弁護士吉田孝夫の憲法の話(46) 反省によって生まれた憲法条項(7)

明治憲法にあったけれども、日本国憲法では除かれた条項もあります。軍隊に関する条項、貴族に関する条項などです(ただし、天皇と皇族は残されました。)。
そのほかに、緊急事態条項も除かれました。明治憲法8条は、「天皇ハ公共ノ安全ヲ保持シ又ハ其ノ災厄ヲ避クル為緊急ノ必要ニ由リ帝国議会閉会ノ場合ニ於テ法律ニ代ルヘキ勅令ヲ発ス」と緊急勅令を定め、14条は戒厳令を定めていました。緊急勅令は、次期帝国議会で承諾されなければ、以後、効力を失うことになっていましたが、帝国議会を召集するのも天皇で、天皇は衆議院の解散権も持っていましたから、緊急勅令を承諾するか否かを決議する帝国議会が確実に開かれるという保障はありませんでした。明治憲法で緊急事態条項があまり問題にならなかったのは、元々、かなり非民主的な憲法だったからです。

緊急事態条項は、憲法に定めた人権の保障を無にしてしまう危険があります。第2次世界大戦前のドイツでは、民主的な憲法が制定されましたが(ワイマール憲法とよばれています。)、その憲法の下で独裁政治が行われました。国家社会主義ドイツ労働党(ナチス)のヒットラーが首相になったときに、憲法の緊急事態条項を利用して大統領に緊急命令を出させ、それによって、反対する政党の党員を正当な理由なく拘束し、ヒットラーに独裁権限を与える法律ができてしまったのです。

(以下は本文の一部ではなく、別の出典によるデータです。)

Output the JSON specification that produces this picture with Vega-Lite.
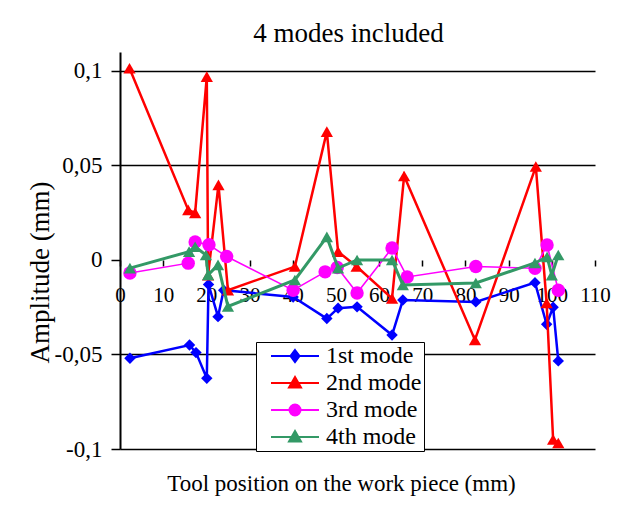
{
  "$schema": "https://vega.github.io/schema/vega-lite/v6.json",
  "width": 475,
  "height": 397,
  "autosize": {"type": "none"},
  "padding": {"left": 120, "top": 52, "right": 31, "bottom": 57},
  "background": "white",
  "title": {"text": "4 modes included", "font": "'Liberation Serif', 'Times New Roman', serif", "fontSize": 27, "fontWeight": "normal", "color": "black", "anchor": "middle", "dx": -9, "offset": 4},
  "config": {"view": {"stroke": null}},
  "data": {"values": [
    {"x": 2.3, "y": -0.052, "mode": "1st mode"},
    {"x": 16.1, "y": -0.045, "mode": "1st mode"},
    {"x": 17.6, "y": -0.049, "mode": "1st mode"},
    {"x": 20.1, "y": -0.0626, "mode": "1st mode"},
    {"x": 20.5, "y": -0.013, "mode": "1st mode"},
    {"x": 22.7, "y": -0.030, "mode": "1st mode"},
    {"x": 24.0, "y": -0.016, "mode": "1st mode"},
    {"x": 40.1, "y": -0.0196, "mode": "1st mode"},
    {"x": 47.9, "y": -0.031, "mode": "1st mode"},
    {"x": 50.5, "y": -0.0255, "mode": "1st mode"},
    {"x": 54.9, "y": -0.0248, "mode": "1st mode"},
    {"x": 63.0, "y": -0.0397, "mode": "1st mode"},
    {"x": 65.5, "y": -0.0212, "mode": "1st mode"},
    {"x": 82.4, "y": -0.0222, "mode": "1st mode"},
    {"x": 96.1, "y": -0.012, "mode": "1st mode"},
    {"x": 98.8, "y": -0.034, "mode": "1st mode"},
    {"x": 100.3, "y": -0.025, "mode": "1st mode"},
    {"x": 101.5, "y": -0.0534, "mode": "1st mode"},
    {"x": 2.2, "y": 0.1014, "mode": "2nd mode"},
    {"x": 15.8, "y": 0.0265, "mode": "2nd mode"},
    {"x": 17.4, "y": 0.0249, "mode": "2nd mode"},
    {"x": 20.1, "y": 0.097, "mode": "2nd mode"},
    {"x": 20.4, "y": -0.008, "mode": "2nd mode"},
    {"x": 22.8, "y": 0.0397, "mode": "2nd mode"},
    {"x": 25.0, "y": -0.016, "mode": "2nd mode"},
    {"x": 40.5, "y": -0.0035, "mode": "2nd mode"},
    {"x": 47.9, "y": 0.0679, "mode": "2nd mode"},
    {"x": 50.5, "y": 0.0044, "mode": "2nd mode"},
    {"x": 54.8, "y": -0.0035, "mode": "2nd mode"},
    {"x": 63.0, "y": -0.0203, "mode": "2nd mode"},
    {"x": 65.8, "y": 0.0444, "mode": "2nd mode"},
    {"x": 82.2, "y": -0.0423, "mode": "2nd mode"},
    {"x": 96.3, "y": 0.0494, "mode": "2nd mode"},
    {"x": 98.8, "y": -0.0228, "mode": "2nd mode"},
    {"x": 100.3, "y": -0.095, "mode": "2nd mode"},
    {"x": 101.5, "y": -0.0968, "mode": "2nd mode"},
    {"x": 2.3, "y": -0.0069, "mode": "3rd mode"},
    {"x": 15.8, "y": -0.0017, "mode": "3rd mode"},
    {"x": 17.4, "y": 0.0095, "mode": "3rd mode"},
    {"x": 20.6, "y": 0.008, "mode": "3rd mode"},
    {"x": 24.7, "y": 0.0018, "mode": "3rd mode"},
    {"x": 40.1, "y": -0.016, "mode": "3rd mode"},
    {"x": 47.5, "y": -0.0063, "mode": "3rd mode"},
    {"x": 50.3, "y": -0.004, "mode": "3rd mode"},
    {"x": 54.9, "y": -0.0175, "mode": "3rd mode"},
    {"x": 63.0, "y": 0.0063, "mode": "3rd mode"},
    {"x": 66.5, "y": -0.009, "mode": "3rd mode"},
    {"x": 82.4, "y": -0.0035, "mode": "3rd mode"},
    {"x": 96.1, "y": -0.0044, "mode": "3rd mode"},
    {"x": 98.9, "y": 0.0079, "mode": "3rd mode"},
    {"x": 101.5, "y": -0.016, "mode": "3rd mode"},
    {"x": 2.3, "y": -0.0043, "mode": "4th mode"},
    {"x": 16.0, "y": 0.0044, "mode": "4th mode"},
    {"x": 17.4, "y": 0.007, "mode": "4th mode"},
    {"x": 19.9, "y": 0.0026, "mode": "4th mode"},
    {"x": 20.4, "y": -0.0079, "mode": "4th mode"},
    {"x": 22.7, "y": -0.0026, "mode": "4th mode"},
    {"x": 25.0, "y": -0.0246, "mode": "4th mode"},
    {"x": 40.5, "y": -0.0106, "mode": "4th mode"},
    {"x": 47.9, "y": 0.0122, "mode": "4th mode"},
    {"x": 50.5, "y": -0.0043, "mode": "4th mode"},
    {"x": 54.9, "y": 0.0, "mode": "4th mode"},
    {"x": 63.0, "y": 0.0, "mode": "4th mode"},
    {"x": 65.5, "y": -0.0132, "mode": "4th mode"},
    {"x": 82.4, "y": -0.0122, "mode": "4th mode"},
    {"x": 96.1, "y": -0.0016, "mode": "4th mode"},
    {"x": 98.9, "y": 0.0016, "mode": "4th mode"},
    {"x": 100.0, "y": -0.008, "mode": "4th mode"},
    {"x": 101.5, "y": 0.0026, "mode": "4th mode"}
  ]},
  "encoding": {
    "x": {"field": "x", "type": "quantitative",
      "scale": {"domain": [0, 110], "nice": false, "zero": false},
      "axis": {"values": [0, 10, 20, 30, 40, 50, 60, 70, 80, 90, 100, 110], "grid": false, "domain": false,
        "offset": -189, "tickSize": 6, "tickColor": "black", "tickWidth": 1.5,
        "labelFont": "'Liberation Serif', 'Times New Roman', serif", "labelFontSize": 21, "labelColor": "black", "labelPadding": 18, "labelOverlap": false, "labelFlush": false,
        "title": "Tool position on the work piece (mm)", "titleFont": "'Liberation Serif', 'Times New Roman', serif", "titleFontSize": 23, "titleFontWeight": "normal", "titleColor": "black",
        "titleX": 221, "titleY": 223, "titleBaseline": "middle", "titleAnchor": null}},
    "y": {"field": "y", "type": "quantitative",
      "scale": {"domain": [-0.1, 0.11], "nice": false, "zero": false},
      "axis": {"values": [-0.1, -0.05, 0, 0.05, 0.1], "labelExpr": "replace(toString(datum.value), '.', ',')",
        "grid": true, "gridColor": {"condition": {"test": "datum.value === 0", "value": "transparent"}, "value": "black"}, "gridWidth": 1.3,
        "domainColor": "black", "domainWidth": 2, "tickSize": 9, "tickColor": "black", "tickWidth": 1.5,
        "labelFont": "'Liberation Serif', 'Times New Roman', serif", "labelFontSize": 23, "labelColor": "black", "labelPadding": 9,
        "title": "Amplitude (mm)", "titleFont": "'Liberation Serif', 'Times New Roman', serif", "titleFontSize": 27, "titleFontWeight": "normal", "titleColor": "black",
        "titleX": -80, "titleY": 220, "titleBaseline": "middle", "titleAnchor": null}}
  },
  "layer": [
    {"transform": [{"filter": "datum.mode === '1st mode'"}],
     "mark": {"type": "line", "strokeWidth": 2.5, "color": "#0000ff", "point": {"shape": "diamond", "size": 130, "filled": true, "color": "#0000ff"}}},
    {"transform": [{"filter": "datum.mode === '2nd mode'"}],
     "mark": {"type": "line", "strokeWidth": 2.5, "color": "#ff0000", "point": {"shape": "triangle-up", "size": 150, "filled": true, "color": "#ff0000"}}},
    {"transform": [{"filter": "datum.mode === '3rd mode'"}],
     "mark": {"type": "line", "strokeWidth": 1.6, "color": "#ff00ff", "point": {"shape": "circle", "size": 180, "filled": true, "color": "#ff00ff"}}},
    {"transform": [{"filter": "datum.mode === '4th mode'"}],
     "mark": {"type": "line", "strokeWidth": 3, "color": "#339966", "point": {"shape": "triangle-up", "size": 150, "filled": true, "color": "#339966"}}},
    {"mark": {"type": "point", "opacity": 0, "size": 400, "filled": true},
     "encoding": {
       "fill": {"field": "mode", "type": "nominal", "scale": {"domain": ["1st mode", "2nd mode", "3rd mode", "4th mode"], "range": ["#0000ff", "#ff0000", "#ff00ff", "#339966"]},
         "legend": {"orient": "none", "legendX": 136, "legendY": 290, "title": null, "padding": 2, "strokeColor": "black", "fillColor": "white",
           "labelFont": "'Liberation Serif', 'Times New Roman', serif", "labelFontSize": 24, "labelColor": "black", "labelOffset": 44, "symbolSize": 400, "symbolStrokeWidth": 2,
           "rowPadding": 3, "symbolOpacity": 1,
           "encode": {"symbols": {"update": {"opacity": {"value": 1}, "fillOpacity": {"value": 1}, "strokeOpacity": {"value": 1}}}}}},
       "stroke": {"field": "mode", "type": "nominal", "scale": {"domain": ["1st mode", "2nd mode", "3rd mode", "4th mode"], "range": ["#0000ff", "#ff0000", "#ff00ff", "#339966"]}},
       "shape": {"field": "mode", "type": "nominal", "scale": {"domain": ["1st mode", "2nd mode", "3rd mode", "4th mode"], "range": [
         "M0.1,0H4.9M2.5,-0.6L2.95,0L2.5,0.6L2.05,0Z",
         "M0.1,0H4.9M2.5,-0.6L3.1,0.45L1.9,0.45Z",
         "M0.1,0H4.9M1.95,0A0.55,0.55,0,1,0,3.05,0A0.55,0.55,0,1,0,1.95,0Z",
         "M0.1,0H4.9M2.5,-0.6L3.1,0.45L1.9,0.45Z"]}}
     }}
  ]
}
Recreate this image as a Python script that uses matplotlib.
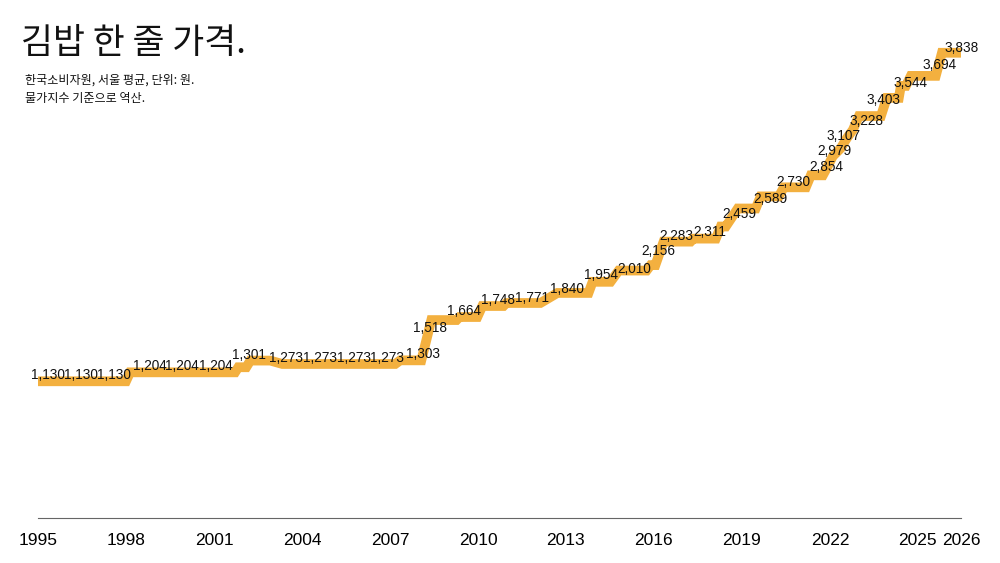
import matplotlib
matplotlib.use("Agg")
import matplotlib.pyplot as plt

# monthly price path (traced), decimal year -> won
line_years = [1995.00, 1998.00, 1998.14, 2001.72, 2001.83, 2002.10, 2002.24, 2002.92,
              2003.33, 2007.18, 2007.35, 2008.07, 2008.41, 2009.27, 2009.37, 2009.98,
              2010.15, 2010.87, 2010.97, 2012.13, 2012.71, 2013.77, 2013.91, 2014.52,
              2014.80, 2015.75, 2015.89, 2016.05, 2016.33, 2017.25, 2017.35, 2018.11,
              2018.28, 2018.45, 2018.86, 2019.47, 2019.64, 2020.26, 2020.43, 2021.18,
              2021.35, 2021.76, 2021.89, 2022.10, 2022.37, 2022.58, 2022.78, 2022.99,
              2023.74, 2023.94, 2024.35, 2024.42, 2024.59, 2024.76, 2025.61, 2025.82,
              2026.47]
line_values = [1130, 1130, 1204, 1204, 1246, 1246, 1301, 1301,
               1273, 1273, 1303, 1303, 1636, 1636, 1661, 1661,
               1752, 1752, 1777, 1777, 1860, 1860, 1952, 1952,
               2045, 2045, 2090, 2090, 2284, 2284, 2309, 2309,
               2409, 2409, 2558, 2558, 2658, 2658, 2733, 2733,
               2832, 2832, 2890, 2990, 3056, 3140, 3206, 3322,
               3322, 3472, 3472, 3571, 3571, 3654, 3654, 3845,
               3845]

# yearly labels (positions as placed in the chart)
label_years = [1995.34, 1996.47, 1997.59, 1998.82, 1999.91, 2001.08, 2002.20, 2003.46,
               2004.62, 2005.78, 2006.91, 2008.11, 2008.38, 2009.54, 2010.67, 2011.86,
               2013.02, 2014.18, 2015.34, 2016.16, 2016.77, 2017.90, 2018.92, 2019.98,
               2020.77, 2021.89, 2022.17, 2022.47, 2023.26, 2023.84, 2024.76, 2025.75,
               2026.50]
label_values = [1130, 1130, 1130, 1204, 1204, 1204, 1301, 1273,
                1273, 1273, 1273, 1303, 1518, 1664, 1748, 1771,
                1840, 1954, 2010, 2156, 2283, 2311, 2459, 2589,
                2730, 2854, 2979, 3107, 3228, 3403, 3544, 3694,
                3838]

tick_years = [1995, 1998, 2001, 2004, 2007, 2010, 2013, 2016, 2019, 2022, 2025, 2026.47]
tick_labels = ["1995", "1998", "2001", "2004", "2007", "2010", "2013", "2016",
               "2019", "2022", "2025", "2026"]

title = "김밥 한 줄 가격."
subtitle = "한국소비자원, 서울 평균, 단위: 원.\n물가지수 기준으로 역산."

num_font = ["Liberation Sans", "DejaVu Sans"]
kr_font = ["Noto Sans CJK KR", "DejaVu Sans"]
orange = "#F3B03F"

fig = plt.figure(figsize=(10, 5.63), dpi=100)
ax = fig.add_axes([0.038, 0.0799, 0.923, 0.8554])

ax.plot(line_years, line_values, color=orange, lw=7,
        solid_joinstyle="miter", solid_capstyle="butt")

for yr, val in zip(label_years, label_values):
    ax.annotate(f"{val:,}", (yr, val), xytext=(0, 1.5), textcoords="offset points",
                ha="center", va="baseline", fontsize=9.8, family=num_font,
                color="#111111", annotation_clip=False)

ax.set_xlim(1995, 2026.47)
ax.set_ylim(0, 3980)
ax.set_xticks(tick_years)
ax.set_xticklabels(tick_labels, family=num_font, fontsize=12.5)
ax.tick_params(axis="x", length=0, pad=11)
ax.set_yticks([])
for side in ["top", "left", "right"]:
    ax.spines[side].set_visible(False)
ax.spines["bottom"].set_color("#666666")
ax.spines["bottom"].set_linewidth(0.8)

fig.text(0.021, 1 - 43 / 563, title, family=kr_font, fontsize=25,
         va="center", ha="left", color="#111111")
fig.text(0.025, 1 - 74 / 563, subtitle, family=kr_font, fontsize=8.7,
         va="top", ha="left", linespacing=1.5, color="#111111")

fig.savefig("out.png", dpi=100)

このように、緊急事態条項は、民主的な国を独裁国家に変えてしまう危険な条項です。自民党が2018年(平成30年)に作った憲法改正の「条文イメージ・たたき台素案」には、憲法に73条の2として、緊急の場合に内閣が緊急政令を制定することができること、緊急政令について速やかに国会の承認を求めることを定めた規定がありますが、立憲主義に反し、憲法体制を崩壊させるものです。